This subtopic focuses on the core competencies required to effectively manage inbound telephone sales calls, from initial preparation and rapport-building
Topic Synopsis
This subtopic focuses on the core competencies required to effectively manage inbound telephone sales calls, from initial preparation and rapport-building to identifying customer needs, presenting tailored solutions, handling objections, and successfully closing the sale. It is essential for professionals in call centre environments who must convert enquiries into sales while ensuring a positive customer experience.
Key Concepts & Core Principles
- Customer needs analysis: Identifying and understanding customer requirements through effective questioning and active listening to tailor sales approaches.
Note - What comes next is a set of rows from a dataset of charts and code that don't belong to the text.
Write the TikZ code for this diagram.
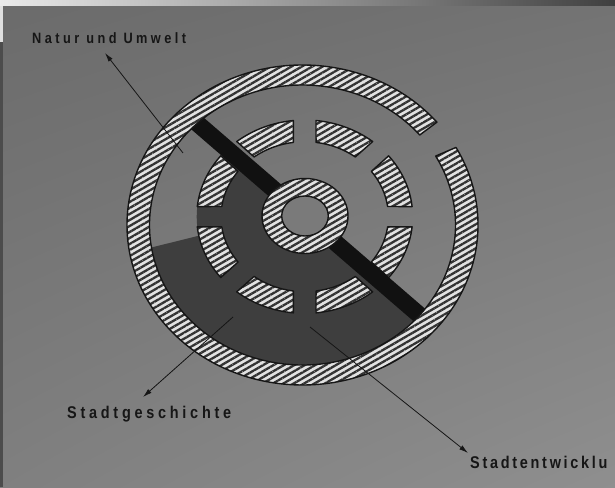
\documentclass[tikz,border=0pt]{standalone}
\usepackage{fontspec}
\newfontfamily\labelfont{Liberation Sans}[FakeStretch=0.85]
\usepackage{tikz}
\usetikzlibrary{arrows.meta,calc,patterns.meta,shadings}
\definecolor{Ink}{HTML}{161616}
\definecolor{Paper}{HTML}{E2E2E2}
\definecolor{Hatch}{HTML}{333333}
\definecolor{Shadow}{HTML}{3E3E3E}
\definecolor{Bar}{HTML}{111111}
\definecolor{Board}{HTML}{7A7A7A}

\begin{document}
\begin{tikzpicture}[x=1pt,y=1pt,
    hatched/.style={preaction={fill=Paper},
      preaction={pattern={Lines[angle=30,distance=5.2pt,line width=2.3pt]},pattern color=Hatch},
      draw=Ink,line width=1.4pt,line join=round},
    caption/.style 2 args={font=\labelfont\bfseries\fontsize{#1}{#1}\selectfont\addfontfeatures{LetterSpace=#2},
      text=Ink,inner sep=0pt,anchor=base west},
    pointer/.style={Ink,line width=.8pt,-{Latex[length=9pt,width=5pt]}}]
  \useasboundingbox (0,0) rectangle (615,487);
  \shade[upper left=black!58,upper right=black!55,lower left=black!50,lower right=black!44] (0,0) rectangle (615,487);
  \shade[left color=black!8,middle color=black!50,right color=black!75] (0,481) rectangle (615,487);
  \fill[black!70] (0,0) rectangle (3,445);
  \fill[black!12] (0,445) rectangle (3,481);
  \coordinate (O) at (302.5,262);
  \coordinate (D) at (304.7,270.3);
  \coordinate (C) at (305,271);
  \begin{scope}
    \clip (100,448.6) -- (520,86.2) -- (520,0) -- (100,0) -- cycle;
    \fill[Shadow] (D) ellipse [x radius=108,y radius=96.7];
    \fill[Shadow] (230,259) -- ([shift={(O)}]189.4:158 and 145) arc[start angle=189.4,end angle=340,x radius=158,y radius=145] -- (D) -- cycle;
  \end{scope}
  \foreach \a in {0,45,...,315}
    \draw[hatched] ([shift={(D)}]\a+6:108 and 96.7) arc[start angle=\a+6,end angle=\a+39,x radius=108,y radius=96.7]
      -- ([shift={(D)}]\a+37.2:83.7 and 75) arc[start angle=\a+37.2,end angle=\a+7.8,x radius=83.7,y radius=75] -- cycle;
  \begin{scope}
    \clip (O) ellipse [x radius=160,y radius=147];
    \draw[Bar,line width=17pt] (303.5,272) ++(139.2:200) -- ++(-40.8:400);
  \end{scope}
  \draw[hatched] (C) ellipse [x radius=43,y radius=37.5];
  \draw[Ink,line width=1.4pt,fill=Board] (C) ellipse [x radius=23.3,y radius=20];
  \draw[hatched] ([shift={(O)}]40:175.5 and 160) arc[start angle=40,end angle=389,x radius=175.5,y radius=160]
    -- ([shift={(O)}]29.5:153 and 140) arc[start angle=389.5,end angle=40,x radius=153,y radius=140] -- cycle;
  \node[caption={15}{23}] (natur) at (32,443) {Natur und Umwelt};
  \node[caption={17}{22}] (geschichte) at (67,69) {Stadtgeschichte};
  \node[caption={17}{16}] (entwicklung) at (470,19) {Stadtentwicklu};
  \coordinate (natur-tail) at (183,334);
  \coordinate (natur-tip) at (105,434);
  \coordinate (geschichte-tail) at (233,170);
  \coordinate (geschichte-tip) at (143,90);
  \coordinate (entwicklung-tail) at (310,160);
  \coordinate (entwicklung-tip) at (468,34);
  \draw[pointer] (natur-tail) -- (natur-tip);
  \draw[pointer] (geschichte-tail) -- (geschichte-tip);
  \draw[pointer] (entwicklung-tail) -- (entwicklung-tip);
\end{tikzpicture}
\end{document}
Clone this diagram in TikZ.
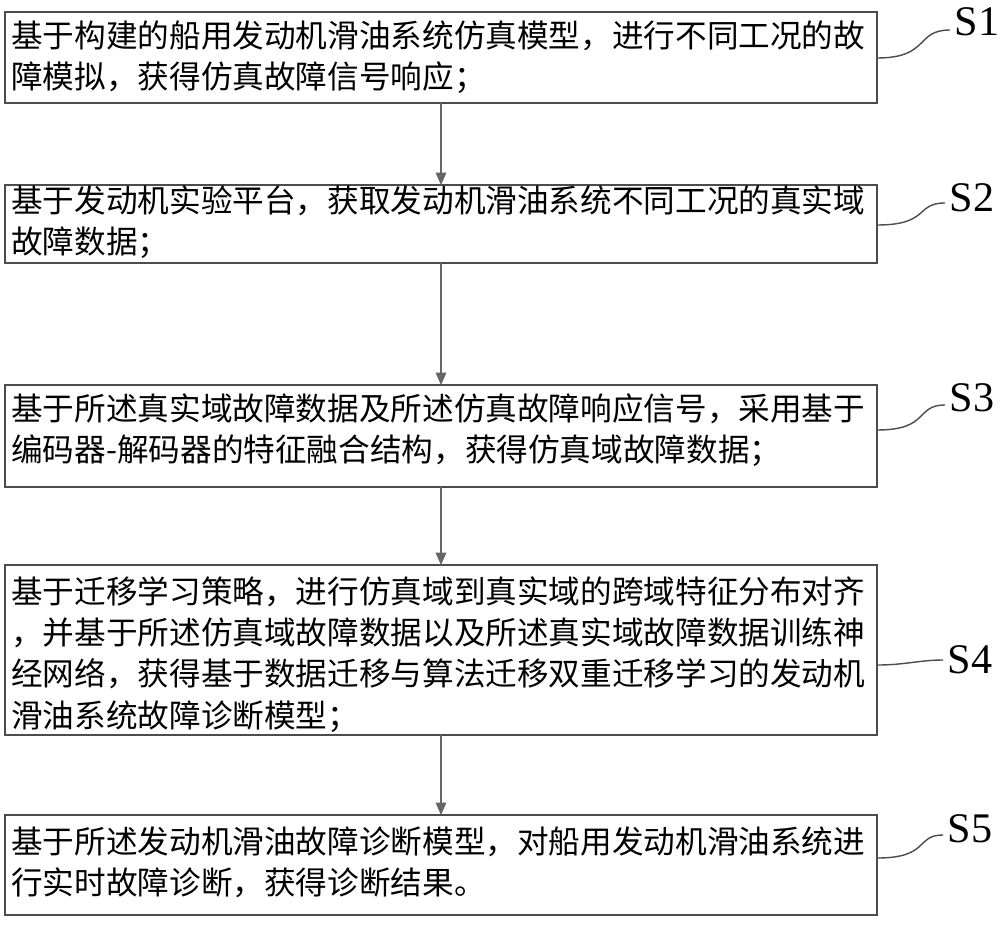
\documentclass[tikz,border=0pt]{standalone}
\usepackage{fontspec}
\setmainfont{Liberation Serif}
\newfontfamily\cjk{Noto Sans CJK SC}
\usetikzlibrary{arrows.meta,positioning}
\begin{document}
\begin{tikzpicture}[x=0.02cm,y=-0.02cm]
\tikzstyle{stepbox}=[inner sep=0pt,font=\cjk\fontsize{18pt}{23.5pt}\selectfont,align=left,anchor=north west,text width=17.3cm]
\tikzstyle{frame}=[draw=black!70,line width=0.8pt]
\tikzstyle{lbl}=[font=\fontsize{24pt}{26pt}\selectfont]
\tikzstyle{flow}=[draw=black!60,line width=0.8pt,-{Triangle[length=7pt,width=6pt]}]
\tikzstyle{hook}=[draw=black!70,line width=0.8pt]
\useasboundingbox (0,0) rectangle (1000,946);

%boxes
\draw[frame] (5,12) rectangle (877,103);
\node[stepbox] (s1) at (11,20) {基于构建的船用发动机滑油系统仿真模型，进行不同工况的故\\障模拟，获得仿真故障信号响应；};
\draw[frame] (5,185) rectangle (877,263);
\node[stepbox] (s2) at (11,185) {基于发动机实验平台，获取发动机滑油系统不同工况的真实域\\故障数据；};
\draw[frame] (5,385) rectangle (877,487);
\node[stepbox] (s3) at (11,393) {基于所述真实域故障数据及所述仿真故障响应信号，采用基于\\编码器-解码器的特征融合结构，获得仿真域故障数据；};
\draw[frame] (5,565) rectangle (877,735);
\node[stepbox] (s4) at (11,576) {基于迁移学习策略，进行仿真域到真实域的跨域特征分布对齐\\，并基于所述仿真域故障数据以及所述真实域故障数据训练神\\经网络，获得基于数据迁移与算法迁移双重迁移学习的发动机\\滑油系统故障诊断模型；};
\draw[frame] (5,815) rectangle (877,915);
\node[stepbox] (s5) at (11,826) {基于所述发动机滑油故障诊断模型，对船用发动机滑油系统进\\行实时故障诊断，获得诊断结果。};

%arrows
\coordinate (a1) at (441,103); \coordinate (b1) at (441,185);
\coordinate (a2) at (441,263); \coordinate (b2) at (441,385);
\coordinate (a3) at (441,487); \coordinate (b3) at (441,565);
\coordinate (a4) at (441,735); \coordinate (b4) at (441,815);
\draw[flow] (a1) -- (b1);
\draw[flow] (a2) -- (b2);
\draw[flow] (a3) -- (b3);
\draw[flow] (a4) -- (b4);

%labels
\node[lbl] (l1) at (977,22) {S1};
\node[lbl] (l2) at (972,198) {S2};
\node[lbl] (l3) at (972,398) {S3};
\node[lbl] (l4) at (970,660) {S4};
\node[lbl] (l5) at (970,829) {S5};
\draw[hook] (877,58) .. controls (930,58) and (915,30) .. (950,30);
\draw[hook] (877,225) .. controls (930,225) and (915,203) .. (945,203);
\draw[hook] (877,430) .. controls (930,430) and (915,405) .. (945,405);
\draw[hook] (877,665) .. controls (905,665) and (920,660) .. (943,660);
\draw[hook] (877,858) .. controls (930,858) and (915,835) .. (943,835);
\end{tikzpicture}
\end{document}
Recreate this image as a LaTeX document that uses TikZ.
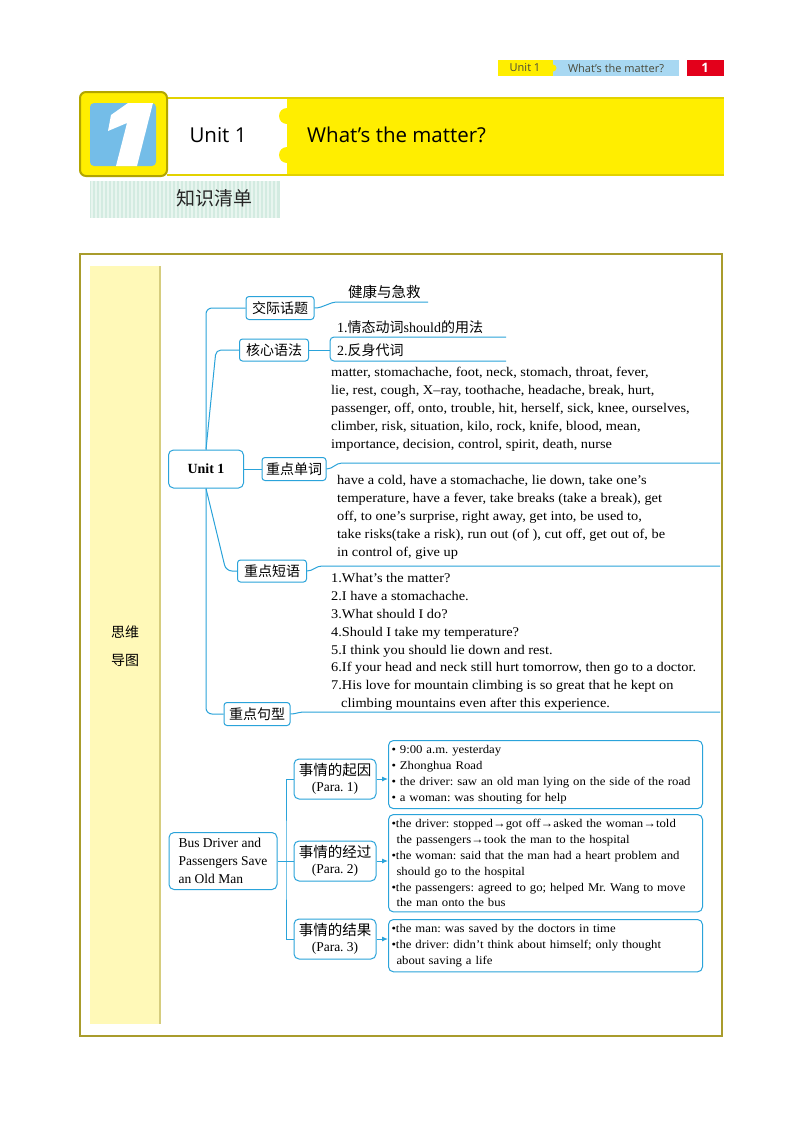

- Product knowledge: Demonstrating comprehensive understanding of product features, benefits, and pricing to confidently present solutions to customers.
- Objection handling: Techniques for addressing customer concerns or hesitations, such as the 'feel, felt, found' method, to move the sale forward.
- Sales process stages: Awareness of the typical sales cycle, including prospecting, approach, presentation, handling objections, closing, and follow-up.
- Legal and ethical considerations: Understanding consumer rights, data protection (GDPR), and the Sales of Goods Act to ensure compliant sales practices.
Exam Tips & Revision Strategies
- Practise active listening: allow the customer to speak without interruption and paraphrase their key points to show understanding.
- Follow a flexible call structure that moves from rapport-building to needs analysis, presentation, handling objections, and closing.
- Prepare a toolkit of open-ended questions (e.g. ‘What matters most to you in a solution like this?’) to uncover deeper needs.
- Learn common objections for your product/service and rehearse structured, empathetic responses until they become natural.
- Always confirm the customer’s agreement at each stage before progressing, using phrases like ‘Does that sound right so far?’.
- Review call recordings regularly to self-assess against criteria and identify areas for improvement in tone, pacing, and technique.
Common Misconceptions & Mistakes to Avoid
- Failing to fully understand the customer’s needs before presenting a solution, leading to irrelevant pitches.
- Using aggressive or high-pressure closing techniques that damage customer trust and long-term relationships.
- Inadequate preparation causing hesitation over product details, pricing, or after-sales processes.
- Dismissing objections rather than reframing them as opportunities to provide further value.
- Interrupting the customer or dominating the conversation, missing cues and reducing engagement.
Examiner Marking Points
- Award credit for demonstrating thorough preparation, including pre-call research and adherence to checklists.
- Look for evidence of a structured questioning approach that uncovers both explicit and implicit needs.
- Credit presentation skills that translate product features into personalised customer benefits, not just a generic pitch.
- Assessors should see evidence of acknowledging, clarifying, and effectively countering at least two distinct objections.
- A successful close must include a clear benefit summary, a trial close, and a direct or indirect request for the sale.
- Evidence must demonstrate compliance with data protection, company policies, and ethical selling standards.